Exercise
From the listing below, pull each line that includes "draw".

Records shown
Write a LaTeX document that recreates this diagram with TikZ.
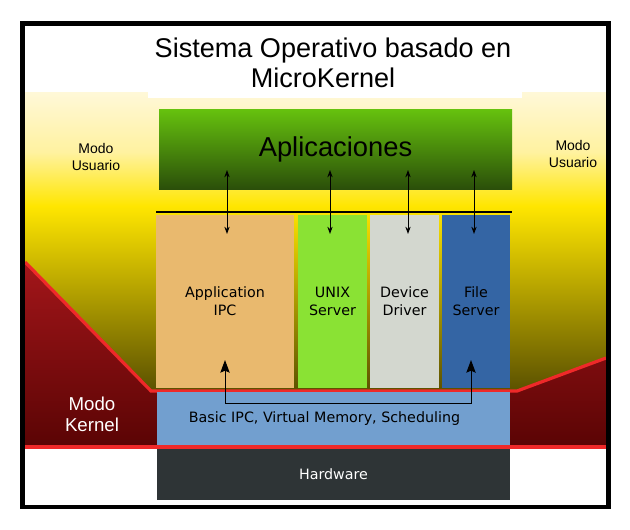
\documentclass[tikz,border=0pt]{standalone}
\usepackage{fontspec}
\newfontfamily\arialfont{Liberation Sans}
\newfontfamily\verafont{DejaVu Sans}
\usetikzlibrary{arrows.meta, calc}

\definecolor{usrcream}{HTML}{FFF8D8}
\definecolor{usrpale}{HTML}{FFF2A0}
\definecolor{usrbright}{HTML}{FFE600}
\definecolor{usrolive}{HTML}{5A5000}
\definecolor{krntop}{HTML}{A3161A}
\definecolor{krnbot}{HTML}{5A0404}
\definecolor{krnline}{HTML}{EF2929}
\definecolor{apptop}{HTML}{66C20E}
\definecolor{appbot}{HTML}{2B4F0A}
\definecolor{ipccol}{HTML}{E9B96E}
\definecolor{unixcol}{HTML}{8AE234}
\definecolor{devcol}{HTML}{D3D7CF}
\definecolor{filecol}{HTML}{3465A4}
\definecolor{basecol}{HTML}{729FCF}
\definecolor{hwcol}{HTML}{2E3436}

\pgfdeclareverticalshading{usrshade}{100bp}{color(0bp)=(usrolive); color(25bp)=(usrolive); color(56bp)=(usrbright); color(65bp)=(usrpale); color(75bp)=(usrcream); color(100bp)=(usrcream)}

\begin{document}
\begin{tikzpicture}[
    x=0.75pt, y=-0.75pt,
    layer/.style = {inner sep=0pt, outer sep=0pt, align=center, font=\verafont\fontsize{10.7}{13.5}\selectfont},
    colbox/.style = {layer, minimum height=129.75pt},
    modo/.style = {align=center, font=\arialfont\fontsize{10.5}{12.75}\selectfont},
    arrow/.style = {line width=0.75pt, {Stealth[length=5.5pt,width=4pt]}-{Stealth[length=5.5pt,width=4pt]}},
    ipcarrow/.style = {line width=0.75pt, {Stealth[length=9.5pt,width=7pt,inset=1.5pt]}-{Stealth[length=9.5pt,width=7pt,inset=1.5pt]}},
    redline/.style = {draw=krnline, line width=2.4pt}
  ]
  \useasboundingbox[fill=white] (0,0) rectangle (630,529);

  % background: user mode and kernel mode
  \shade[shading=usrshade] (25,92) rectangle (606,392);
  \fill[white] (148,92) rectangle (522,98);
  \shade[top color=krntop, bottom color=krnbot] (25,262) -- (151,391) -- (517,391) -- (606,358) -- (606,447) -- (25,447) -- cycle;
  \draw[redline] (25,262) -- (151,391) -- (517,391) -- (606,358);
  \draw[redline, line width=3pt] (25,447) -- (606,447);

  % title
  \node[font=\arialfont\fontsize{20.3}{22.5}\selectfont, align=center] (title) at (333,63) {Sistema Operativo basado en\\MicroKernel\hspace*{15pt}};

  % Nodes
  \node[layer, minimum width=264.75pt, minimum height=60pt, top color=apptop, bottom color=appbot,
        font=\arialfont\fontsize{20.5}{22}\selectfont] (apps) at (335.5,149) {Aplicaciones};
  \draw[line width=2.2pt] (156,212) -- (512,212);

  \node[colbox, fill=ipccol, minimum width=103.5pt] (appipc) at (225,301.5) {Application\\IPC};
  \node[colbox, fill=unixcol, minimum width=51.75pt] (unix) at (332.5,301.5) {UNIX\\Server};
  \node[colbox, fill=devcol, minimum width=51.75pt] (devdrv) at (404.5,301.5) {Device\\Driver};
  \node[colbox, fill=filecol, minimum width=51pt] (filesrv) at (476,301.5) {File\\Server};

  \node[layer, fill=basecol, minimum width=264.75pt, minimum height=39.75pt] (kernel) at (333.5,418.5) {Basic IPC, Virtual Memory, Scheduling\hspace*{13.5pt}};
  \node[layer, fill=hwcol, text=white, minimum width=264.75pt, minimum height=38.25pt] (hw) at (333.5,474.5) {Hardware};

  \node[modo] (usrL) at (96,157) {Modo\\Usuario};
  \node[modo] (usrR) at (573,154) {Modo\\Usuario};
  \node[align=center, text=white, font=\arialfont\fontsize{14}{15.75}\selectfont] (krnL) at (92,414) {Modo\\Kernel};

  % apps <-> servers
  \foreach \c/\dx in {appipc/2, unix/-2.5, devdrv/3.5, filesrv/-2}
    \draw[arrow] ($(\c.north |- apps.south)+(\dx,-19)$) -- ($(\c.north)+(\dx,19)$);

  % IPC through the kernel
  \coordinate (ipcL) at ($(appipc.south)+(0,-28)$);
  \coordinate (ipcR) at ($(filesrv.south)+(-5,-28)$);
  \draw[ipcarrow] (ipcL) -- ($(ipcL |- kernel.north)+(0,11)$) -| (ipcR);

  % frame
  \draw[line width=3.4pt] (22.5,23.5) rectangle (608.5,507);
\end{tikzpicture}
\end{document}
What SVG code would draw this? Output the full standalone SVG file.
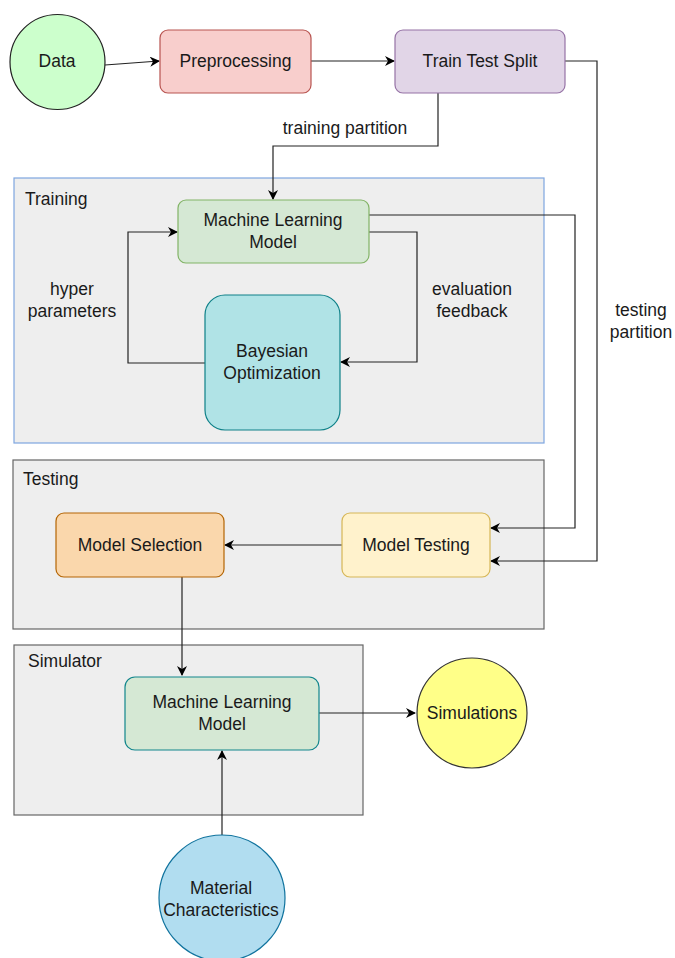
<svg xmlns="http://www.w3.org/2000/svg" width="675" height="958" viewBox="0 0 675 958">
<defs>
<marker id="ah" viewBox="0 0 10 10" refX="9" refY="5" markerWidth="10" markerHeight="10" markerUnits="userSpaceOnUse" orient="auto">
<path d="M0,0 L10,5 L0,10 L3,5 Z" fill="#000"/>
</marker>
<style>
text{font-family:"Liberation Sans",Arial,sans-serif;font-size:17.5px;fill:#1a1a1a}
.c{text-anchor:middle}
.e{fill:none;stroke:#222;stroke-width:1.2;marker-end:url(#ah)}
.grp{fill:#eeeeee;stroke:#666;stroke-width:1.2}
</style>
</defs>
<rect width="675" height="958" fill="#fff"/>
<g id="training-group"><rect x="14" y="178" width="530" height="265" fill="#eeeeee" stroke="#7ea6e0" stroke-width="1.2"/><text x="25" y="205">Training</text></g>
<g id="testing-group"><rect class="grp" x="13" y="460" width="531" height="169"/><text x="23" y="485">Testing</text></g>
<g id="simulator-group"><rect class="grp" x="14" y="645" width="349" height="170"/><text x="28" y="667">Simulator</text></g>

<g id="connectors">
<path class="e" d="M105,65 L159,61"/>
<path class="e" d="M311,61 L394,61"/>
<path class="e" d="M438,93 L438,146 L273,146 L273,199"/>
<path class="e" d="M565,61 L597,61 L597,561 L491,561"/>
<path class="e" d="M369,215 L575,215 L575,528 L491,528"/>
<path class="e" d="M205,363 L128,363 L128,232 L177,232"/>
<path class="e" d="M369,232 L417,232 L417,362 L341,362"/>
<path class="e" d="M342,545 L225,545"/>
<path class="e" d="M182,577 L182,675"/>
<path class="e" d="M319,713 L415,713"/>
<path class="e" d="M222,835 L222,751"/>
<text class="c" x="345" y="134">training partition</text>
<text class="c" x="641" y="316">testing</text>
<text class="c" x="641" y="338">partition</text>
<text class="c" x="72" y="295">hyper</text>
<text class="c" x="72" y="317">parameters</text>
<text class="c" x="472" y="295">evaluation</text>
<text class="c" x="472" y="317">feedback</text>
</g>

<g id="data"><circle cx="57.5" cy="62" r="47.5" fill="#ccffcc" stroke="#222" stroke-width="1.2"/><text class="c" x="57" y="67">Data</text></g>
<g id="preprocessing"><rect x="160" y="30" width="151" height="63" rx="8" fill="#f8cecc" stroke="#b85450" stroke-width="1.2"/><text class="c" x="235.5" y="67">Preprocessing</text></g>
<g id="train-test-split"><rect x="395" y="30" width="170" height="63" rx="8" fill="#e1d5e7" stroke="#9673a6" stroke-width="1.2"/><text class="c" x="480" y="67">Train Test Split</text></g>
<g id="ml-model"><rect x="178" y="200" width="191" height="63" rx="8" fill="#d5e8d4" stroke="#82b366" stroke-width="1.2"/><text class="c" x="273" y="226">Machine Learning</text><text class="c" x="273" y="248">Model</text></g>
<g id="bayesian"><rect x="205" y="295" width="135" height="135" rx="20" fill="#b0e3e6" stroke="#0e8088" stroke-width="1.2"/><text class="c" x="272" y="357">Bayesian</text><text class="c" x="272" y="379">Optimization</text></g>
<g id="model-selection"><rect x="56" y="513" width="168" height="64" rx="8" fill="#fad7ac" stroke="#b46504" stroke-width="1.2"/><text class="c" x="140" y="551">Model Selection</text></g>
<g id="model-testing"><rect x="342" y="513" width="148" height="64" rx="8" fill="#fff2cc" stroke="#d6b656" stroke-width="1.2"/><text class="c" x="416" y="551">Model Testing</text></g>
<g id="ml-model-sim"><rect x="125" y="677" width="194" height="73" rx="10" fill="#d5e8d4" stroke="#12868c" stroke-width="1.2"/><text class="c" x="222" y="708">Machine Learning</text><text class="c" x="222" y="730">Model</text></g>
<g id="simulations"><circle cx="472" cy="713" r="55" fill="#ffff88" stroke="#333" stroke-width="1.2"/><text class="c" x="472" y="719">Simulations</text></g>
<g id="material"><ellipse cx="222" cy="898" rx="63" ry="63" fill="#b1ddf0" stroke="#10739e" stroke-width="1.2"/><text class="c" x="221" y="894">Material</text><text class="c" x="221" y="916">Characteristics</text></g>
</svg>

In response
    redline/.style = {draw=krnline, line width=2.4pt}
  \draw[redline] (25,262) -- (151,391) -- (517,391) -- (606,358);
  \draw[redline, line width=3pt] (25,447) -- (606,447);
  \draw[line width=2.2pt] (156,212) -- (512,212);
    \draw[arrow] ($(\c.north |- apps.south)+(\dx,-19)$) -- ($(\c.north)+(\dx,19)$);
  \draw[ipcarrow] (ipcL) -- ($(ipcL |- kernel.north)+(0,11)$) -| (ipcR);
  \draw[line width=3.4pt] (22.5,23.5) rectangle (608.5,507);
What SVG code would draw this? Output the full standalone SVG file.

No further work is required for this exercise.